▶ **EXERCISE TASK**
Where the word "this" occurs in a line, return that line.

▶ **RECORDS SHOWN**
┌──
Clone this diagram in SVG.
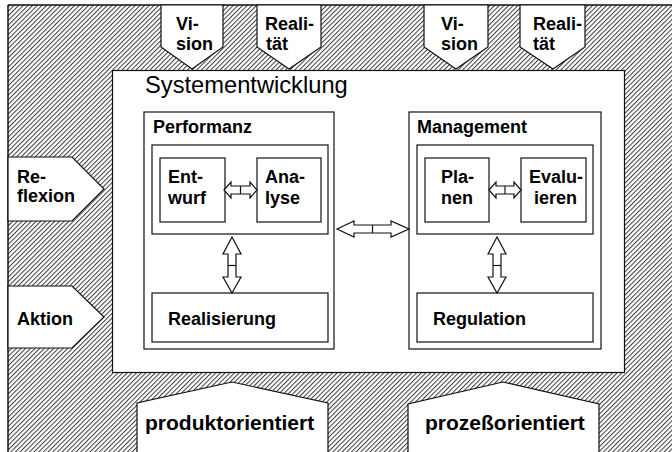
└──
┌──
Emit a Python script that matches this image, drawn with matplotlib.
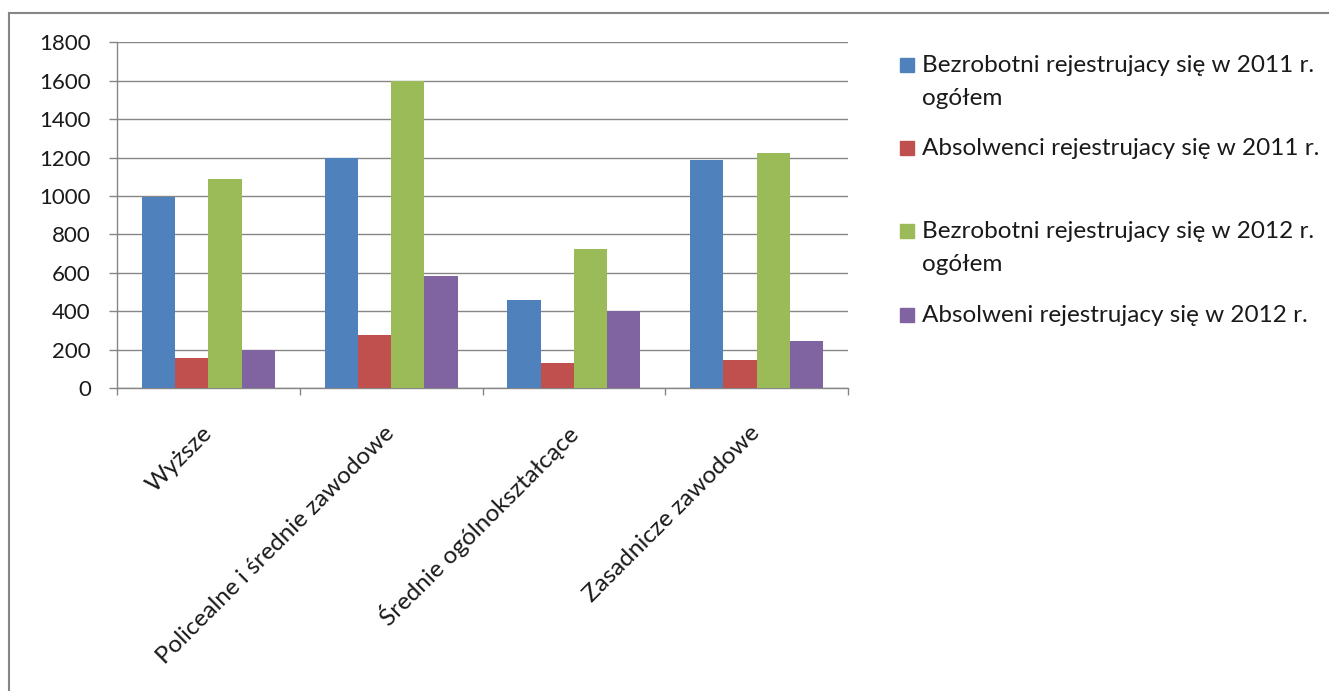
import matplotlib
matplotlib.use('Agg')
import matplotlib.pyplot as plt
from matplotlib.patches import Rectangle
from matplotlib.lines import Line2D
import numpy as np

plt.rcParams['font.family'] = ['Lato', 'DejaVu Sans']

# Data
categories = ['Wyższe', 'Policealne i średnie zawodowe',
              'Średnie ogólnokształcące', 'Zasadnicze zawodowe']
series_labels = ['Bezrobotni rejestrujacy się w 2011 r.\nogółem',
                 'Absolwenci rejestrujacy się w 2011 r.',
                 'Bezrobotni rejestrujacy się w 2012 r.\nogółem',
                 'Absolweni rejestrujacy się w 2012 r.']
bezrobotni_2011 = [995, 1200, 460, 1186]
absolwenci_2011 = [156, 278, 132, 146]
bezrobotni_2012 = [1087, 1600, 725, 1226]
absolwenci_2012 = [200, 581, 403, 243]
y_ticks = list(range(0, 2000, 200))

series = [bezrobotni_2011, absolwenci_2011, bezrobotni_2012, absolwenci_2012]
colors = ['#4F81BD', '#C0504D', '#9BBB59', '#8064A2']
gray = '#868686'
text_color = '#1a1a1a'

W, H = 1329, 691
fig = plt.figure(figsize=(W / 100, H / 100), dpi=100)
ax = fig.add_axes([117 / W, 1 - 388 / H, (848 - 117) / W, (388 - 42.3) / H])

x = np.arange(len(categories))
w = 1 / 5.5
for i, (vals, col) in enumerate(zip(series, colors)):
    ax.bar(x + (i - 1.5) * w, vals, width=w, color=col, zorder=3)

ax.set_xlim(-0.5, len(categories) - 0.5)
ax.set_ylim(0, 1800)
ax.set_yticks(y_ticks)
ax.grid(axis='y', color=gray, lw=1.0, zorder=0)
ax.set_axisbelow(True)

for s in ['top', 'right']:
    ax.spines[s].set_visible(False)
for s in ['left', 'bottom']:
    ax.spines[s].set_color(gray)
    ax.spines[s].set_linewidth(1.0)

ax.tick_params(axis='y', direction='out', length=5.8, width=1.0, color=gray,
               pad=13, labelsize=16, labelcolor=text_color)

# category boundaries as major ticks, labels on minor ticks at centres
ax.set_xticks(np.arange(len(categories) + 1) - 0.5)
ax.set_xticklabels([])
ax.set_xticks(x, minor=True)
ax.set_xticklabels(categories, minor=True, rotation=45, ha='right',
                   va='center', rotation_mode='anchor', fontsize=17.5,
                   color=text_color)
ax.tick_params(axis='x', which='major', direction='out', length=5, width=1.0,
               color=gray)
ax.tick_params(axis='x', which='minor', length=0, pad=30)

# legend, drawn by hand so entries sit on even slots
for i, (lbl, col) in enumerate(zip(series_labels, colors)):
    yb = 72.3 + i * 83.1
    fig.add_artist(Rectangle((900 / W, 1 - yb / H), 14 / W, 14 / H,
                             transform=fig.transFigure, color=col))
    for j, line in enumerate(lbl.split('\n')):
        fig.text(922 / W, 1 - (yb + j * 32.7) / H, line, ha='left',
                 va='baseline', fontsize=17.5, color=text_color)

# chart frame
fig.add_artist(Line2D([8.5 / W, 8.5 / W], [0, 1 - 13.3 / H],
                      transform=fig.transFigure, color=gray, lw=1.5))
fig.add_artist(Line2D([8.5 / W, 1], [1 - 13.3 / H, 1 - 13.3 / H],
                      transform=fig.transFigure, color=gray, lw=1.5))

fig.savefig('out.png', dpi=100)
└──
▶ **FULL SOLUTION**
Clone this diagram in SVG.
Emit a Python script that matches this image, drawn with matplotlib.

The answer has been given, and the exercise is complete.